By Rebecca Bengal | Originally Appeared in Vogue
It was the summer of 1983. Mark Steinmetz, then 21, dropped out of Yale art school and headed, on a bit of a whim, to California. He’d grown up in the Northeast. He thought he might like to work in movies. And he wanted to meet a hero of his, the photographer Garry Winogrand, who for years lived in Los Angeles, shooting his way through some 8,000 rolls of film.
In L.A., the golden dream fizzled a little. Roaches ran over the futon on the floor in Steinmetz’s studio apartment, in which he’d also managed to fit a darkroom. Someone told him that Winogrand had just left town. But that person turned out to be wrong, and Steinmetz’s instincts were proved weirdly, serendipitously correct: That summer he started running into Winogrand everywhere, in the most far-flung, unlikely parts of the city. “Garry never saw anything of mine,” Steinmetz said in a recent phone call. “He just knew me as a guy with a camera. But I guess I spoke about photography in a way that was acceptable to him. And he was a guy who really just wanted to hang out and do his work.” Driving around Los Angeles in Steinmetz’s champagne-color Fiat, they’d each make photographs. The work turned out to be some of Winogrand’s last (he was diagnosed with cancer just months after Steinmetz first struck up a conversation with him; he died on March 19, 1984, leaving behind thousands of undeveloped photographs); but they were among some of Steinmetz’s earliest pictures, and are published for the first time in his new book, Angel City West, (Nazraeli Press).
Winogrand was a teacher only in the loosest, most accidental sense, breezily steering Steinmetz away from, in his words, the bullshitters, nonsense, and seductions of the world. “His cheerful, practical manner and advice probably helped me shave off years of worrying how to be,” Steinmetz writes in the book’s essay. Though Winogrand may never have seen these pictures, his influence hovers all around them—the second angel of Angel City West. The first, of course, is Los Angeles itself.
“There’s a certain atmosphere, a certain mood, a certain exoticism to different places, and I want to squeeze that into the frame, not so explicitly, but I just want to let that rain over the picture,” Steinmetz says. “I come from a cinema background—film noir—it’s so important to get that kind of atmosphere into the picture. Certain places just get you pumped up to describe that.”

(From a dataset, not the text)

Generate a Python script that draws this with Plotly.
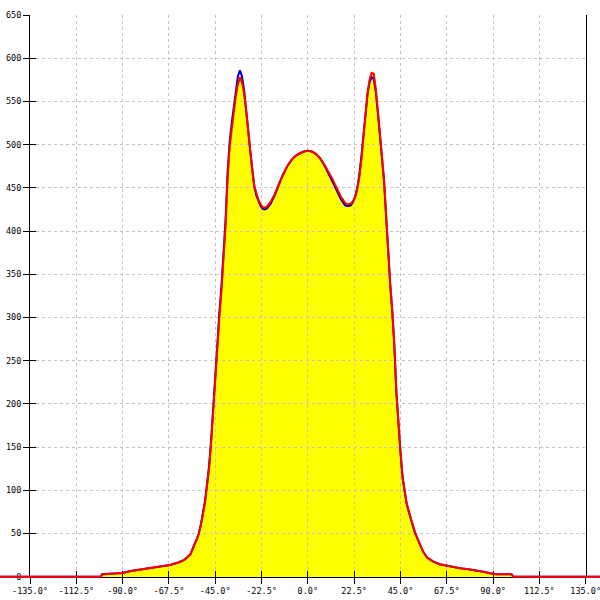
import plotly.graph_objects as go

# ---- data (angle in degrees, intensity) ----
red_x = [-180, -100.5, -100, -95, -90, -86, -80, -76, -72, -67, -63, -60, -57, -56, -55, -54, -53, -52, -51,
         -50, -49, -48, -47, -46, -45, -44, -43, -42, -41, -40, -39, -38, -37, -36, -35, -34, -33, -32,
         -31, -30, -29, -28, -27, -26, -25, -24, -23, -22, -21, -20, -18, -16, -14, -12, -10, -8, -6,
         -4, -2, 0, 2, 4, 6, 8, 10, 12, 14, 16, 18, 19, 20, 21, 22, 23, 24, 25, 26, 27, 28, 29, 30, 31,
         32, 33, 34, 35, 36, 37, 38, 39, 40, 41, 42, 43, 44, 45, 46, 47, 48, 50, 52, 54, 56, 58, 61, 64,
         66, 70, 74, 78, 83, 86, 88.5, 91.5, 99, 99.8, 180]
red_y = [0, 0, 2.8, 3.3, 4.2, 6.5, 8.5, 9.8, 11.5, 13.5, 16.5, 19.5, 26, 33, 38, 43, 50, 60, 72,
         85, 105, 125, 155, 193, 225, 265, 300, 330, 370, 405, 460, 497, 518, 538, 556, 570, 578, 572,
         560, 540, 515, 492, 470, 452, 443, 436, 431, 428, 427, 428, 434, 443, 455, 466, 475, 482, 487,
         490, 492, 493, 492, 489, 484, 477, 469, 460, 450, 440, 433, 431, 431, 432, 435, 439, 448, 462, 482,
         510, 540, 560, 575, 583, 582, 565, 540, 512, 490, 460, 420, 372, 340, 309, 270, 215, 175, 145,
         116, 100, 85, 68, 52, 40, 29, 22, 17.5, 14.5, 13.5, 11.5, 9.7, 8.5, 7, 5.5, 4, 2.8, 2.8, 0, 0]

blue_x = [-180, -100.5, -100, -95, -90, -86, -80, -76, -72, -67, -63, -60, -57, -56, -55, -54, -53, -52, -51,
          -50, -49, -48, -47, -46, -45, -44, -43, -42, -41, -40, -39, -38, -37, -36, -35, -34, -33, -32,
          -31, -30, -29, -28, -27, -26, -25, -24, -23, -22, -21, -20, -18, -16, -14, -12, -10, -8, -6,
          -4, -2, 0, 2, 4, 6, 8, 10, 12, 14, 16, 18, 19, 20, 21, 22, 23, 24, 25, 26, 27, 28, 29, 30, 31,
          32, 33, 34, 35, 36, 37, 38, 39, 40, 41, 42, 43, 44, 45, 46, 47, 48, 50, 52, 54, 56, 58, 61, 64,
          66, 70, 74, 78, 83, 86, 88.5, 91.5, 99, 99.8, 180]
blue_y = [0, 0, 2.8, 3.3, 4.2, 6.5, 8.5, 9.8, 11.5, 13.5, 16.5, 19.5, 26, 33, 38, 43, 50, 60, 73,
          87, 107, 128, 158, 197, 230, 270, 305, 336, 376, 412, 468, 503, 525, 545, 565, 579, 586, 579,
          564, 543, 517, 493, 470, 451, 441, 434, 429, 426, 425, 426, 432, 442, 454, 466, 475, 482, 487,
          490, 492, 493, 492, 489, 484, 476, 467, 457, 447, 437, 430, 429, 429, 430, 434, 440, 450, 465, 486,
          512, 540, 559, 572, 578, 576, 561, 537, 510, 488, 458, 418, 370, 338, 307, 268, 213, 174, 144,
          115, 99, 84, 67, 51, 40, 29, 22, 17.5, 14.5, 13.5, 11.5, 9.7, 8.5, 7, 5.5, 4, 2.8, 2.8, 0, 0]

x_ticks = [-135, -112.5, -90, -67.5, -45, -22.5, 0, 22.5, 45, 67.5, 90, 112.5, 135]
y_ticks = [0, 50, 100, 150, 200, 250, 300, 350, 400, 450, 500, 550, 600, 650]
x_tick_text = [f"{v:.1f}°" for v in x_ticks]

# ---- geometry ----
W = H = 600
fx0, fx1 = 30 / W, 585.7 / W           # frame domain (x)
fy0, fy1 = (H - 576.7) / H, (H - 15) / H  # frame domain (y)
xr = [-135, 135]
yr = [0, 650]
ppx = (fx1 - fx0) * W / (xr[1] - xr[0])
ppy = (fy1 - fy0) * H / (yr[1] - yr[0])
full_xr = [xr[0] - fx0 * W / ppx, xr[1] + (1 - fx1) * W / ppx]
full_yr = [yr[0] - fy0 * H / ppy, yr[1] + (1 - fy1) * H / ppy]

font = dict(family="DejaVu Sans Mono", size=8.5, color="#000000")

fig = go.Figure()
# fill under the red curve (bottom subplot)
fig.add_trace(go.Scatter(x=red_x, y=red_y, mode="lines", fill="tozeroy",
                         fillcolor="#ffff00", line=dict(width=0, color="rgba(0,0,0,0)"),
                         xaxis="x", yaxis="y", hoverinfo="skip", showlegend=False))
# frame placeholder trace
fig.add_trace(go.Scatter(x=[0], y=[0], mode="markers", marker=dict(opacity=0),
                         xaxis="x2", yaxis="y2", hoverinfo="skip", showlegend=False))
# lines on top subplot
fig.add_trace(go.Scatter(x=blue_x, y=blue_y, mode="lines", line=dict(color="#0000cc", width=2),
                         xaxis="x3", yaxis="y3", showlegend=False))
fig.add_trace(go.Scatter(x=red_x, y=red_y, mode="lines", line=dict(color="#ff0000", width=2),
                         xaxis="x3", yaxis="y3", showlegend=False))
# inside-tick overlay placeholder
fig.add_trace(go.Scatter(x=[0], y=[0], mode="markers", marker=dict(opacity=0),
                         xaxis="x4", yaxis="y4", hoverinfo="skip", showlegend=False))

hidden = dict(visible=False, showgrid=False, zeroline=False, automargin=False)
fig.update_layout(
    width=W, height=H,
    margin=dict(l=0, r=0, t=0, b=0, autoexpand=False),
    paper_bgcolor="white", plot_bgcolor="rgba(0,0,0,0)",
    xaxis=dict(domain=[0, 1], range=full_xr, anchor="y", **hidden),
    yaxis=dict(domain=[0, 1], range=full_yr, anchor="x", **hidden),
    xaxis3=dict(domain=[0, 1], range=full_xr, anchor="y3", **hidden),
    yaxis3=dict(domain=[0, 1], range=full_yr, anchor="x3", **hidden),
    xaxis2=dict(domain=[fx0, fx1], range=xr, anchor="y2", automargin=False,
                tickmode="array", tickvals=x_ticks, ticktext=x_tick_text,
                ticklabeloverflow="allow",
                ticks="outside", ticklen=6, tickcolor="black", tickwidth=1,
                showline=True, linecolor="black", linewidth=1,
                showgrid=True, gridcolor="#c4c4c4", gridwidth=1, griddash="3px,3px",
                zeroline=False, tickfont=font),
    yaxis2=dict(domain=[fy0, fy1], range=yr, anchor="x2", automargin=False,
                tickmode="array", tickvals=y_ticks, ticklabeloverflow="allow",
                ticks="outside", ticklen=6, tickcolor="black", tickwidth=1,
                showline=True, linecolor="black", linewidth=1, mirror=True,
                showgrid=True, gridcolor="#c4c4c4", gridwidth=1, griddash="3px,3px",
                zeroline=False, tickfont=font),
    xaxis4=dict(overlaying="x2", range=xr, anchor="y2", side="bottom", automargin=False,
                tickmode="array", tickvals=x_ticks, showticklabels=False,
                ticks="inside", ticklen=6, tickcolor="black", tickwidth=1,
                showgrid=False, zeroline=False, showline=False),
    yaxis4=dict(overlaying="y2", range=yr, anchor="x2", side="left", automargin=False,
                tickmode="array", tickvals=y_ticks, showticklabels=False,
                ticks="inside", ticklen=6, tickcolor="black", tickwidth=1,
                showgrid=False, zeroline=False, showline=False),
)

fig.write_html("out.html", config={"displayModeBar": False},
               post_script="document.body.style.margin='0';document.body.style.overflow='hidden';")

A roller skater, a family gathered around a boom box, a woman waiting for the traffic light to change—the situations are fairly unremarkable. But the pictures record light-changing moments, catching subtle uncommon flashes amid the everyday: delightfully odd discoveries so casually delivered you feel as if you’ve stumbled upon them yourself. Steinmetz’s subsequent, widely exhibited bodies of work wander along city streets, through parking lots at night, backyards, and baseball fields in Italy, Paris, and around the American South, especially in and around Athens, Georgia, where he has lived and worked for many years. Un-orchestrated and artful, his photographs rely on a kind of magic convergence of chance and observation and craft. “Mark Steinmetz works in a venerable tradition of photographic prowling that bets everything on the ordinary,” wrote Museum of Modern Art curator Peter Galassi of an earlier book, South East.
“You go with the flow, you keep your eyes open, and you follow your intuitions,” says Steinmetz. The way he shoots in L.A., Miami, Memphis, or anywhere these days is much the same now as it was in 1983, cruising the freeways with Winogrand or walking the streets solo. It was a purer era in photography back then, though, he says, before a feeling for fictional tableau over straight photography took hold, before “interesting” pictures were valued over beautiful images, before color dominated black and white.
As we speak, Steinmetz spools back to the language of cinema. “There are emotional notes that black and white can deliver that color cannot,” he says. “It’s a different medium. It’s like silent film. You know, Buster Keaton and Charlie Chaplin delivered some moments where they killed you. They just absolutely killed you. It’s not going to happen like that again, with sound.”